▶ _Your goal_: Render the material again word for word, skipping the pictures in it.
▶
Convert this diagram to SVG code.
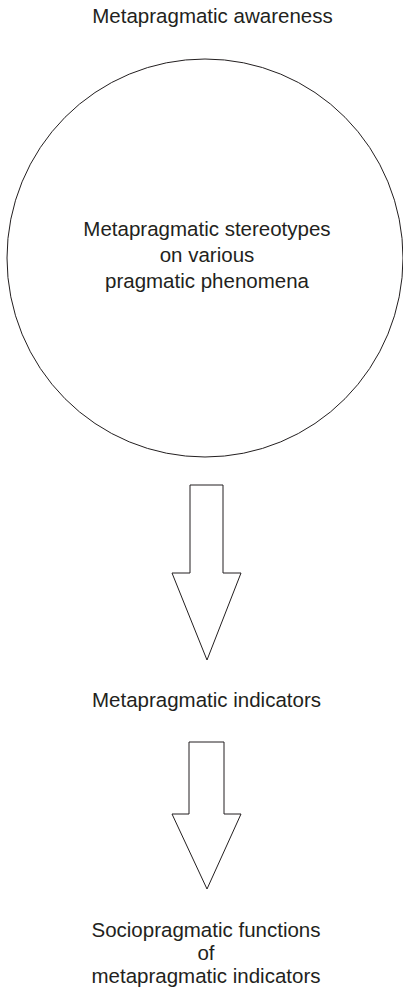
<svg xmlns="http://www.w3.org/2000/svg" width="403" height="994" viewBox="0 0 403 994">
<style>
text{font-family:"Liberation Sans",Arial,sans-serif;font-size:20.5px;fill:#231f20;text-anchor:middle}
.shape{fill:none;stroke:#231f20;stroke-width:1}
</style>
<rect width="403" height="994" fill="#ffffff"/>
<g id="title"><text x="212.5" y="22.5">Metapragmatic awareness</text></g>
<g id="stereotypes">
<ellipse class="shape" cx="205" cy="258" rx="198" ry="199"/>
<text x="207" y="236">Metapragmatic stereotypes</text>
<text x="207" y="262">on various</text>
<text x="207" y="288">pragmatic phenomena</text>
</g>
<g id="indicators"><text x="206.5" y="707">Metapragmatic indicators</text></g>
<g id="functions">
<text x="206" y="937">Sociopragmatic functions</text>
<text x="206" y="960">of</text>
<text x="206" y="983">metapragmatic indicators</text>
</g>
<g id="connectors">
<polygon class="shape" points="190,485 223,485 223,573 241,573 207,660 172,573 190,573"/>
<polygon class="shape" points="189,742 224,742 224,814 241,814 207,889 172,814 189,814"/>
</g>
</svg>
◀
▶ _Answer to the problem_:
Convert this diagram to SVG code.
<svg xmlns="http://www.w3.org/2000/svg" width="403" height="994" viewBox="0 0 403 994">
<style>
text{font-family:"Liberation Sans",Arial,sans-serif;font-size:20.5px;fill:#231f20;text-anchor:middle}
.shape{fill:none;stroke:#231f20;stroke-width:1}
</style>
<rect width="403" height="994" fill="#ffffff"/>
<g id="title"><text x="212.5" y="22.5">Metapragmatic awareness</text></g>
<g id="stereotypes">
<ellipse class="shape" cx="205" cy="258" rx="198" ry="199"/>
<text x="207" y="236">Metapragmatic stereotypes</text>
<text x="207" y="262">on various</text>
<text x="207" y="288">pragmatic phenomena</text>
</g>
<g id="indicators"><text x="206.5" y="707">Metapragmatic indicators</text></g>
<g id="functions">
<text x="206" y="937">Sociopragmatic functions</text>
<text x="206" y="960">of</text>
<text x="206" y="983">metapragmatic indicators</text>
</g>
<g id="connectors">
<polygon class="shape" points="190,485 223,485 223,573 241,573 207,660 172,573 190,573"/>
<polygon class="shape" points="189,742 224,742 224,814 241,814 207,889 172,814 189,814"/>
</g>
</svg>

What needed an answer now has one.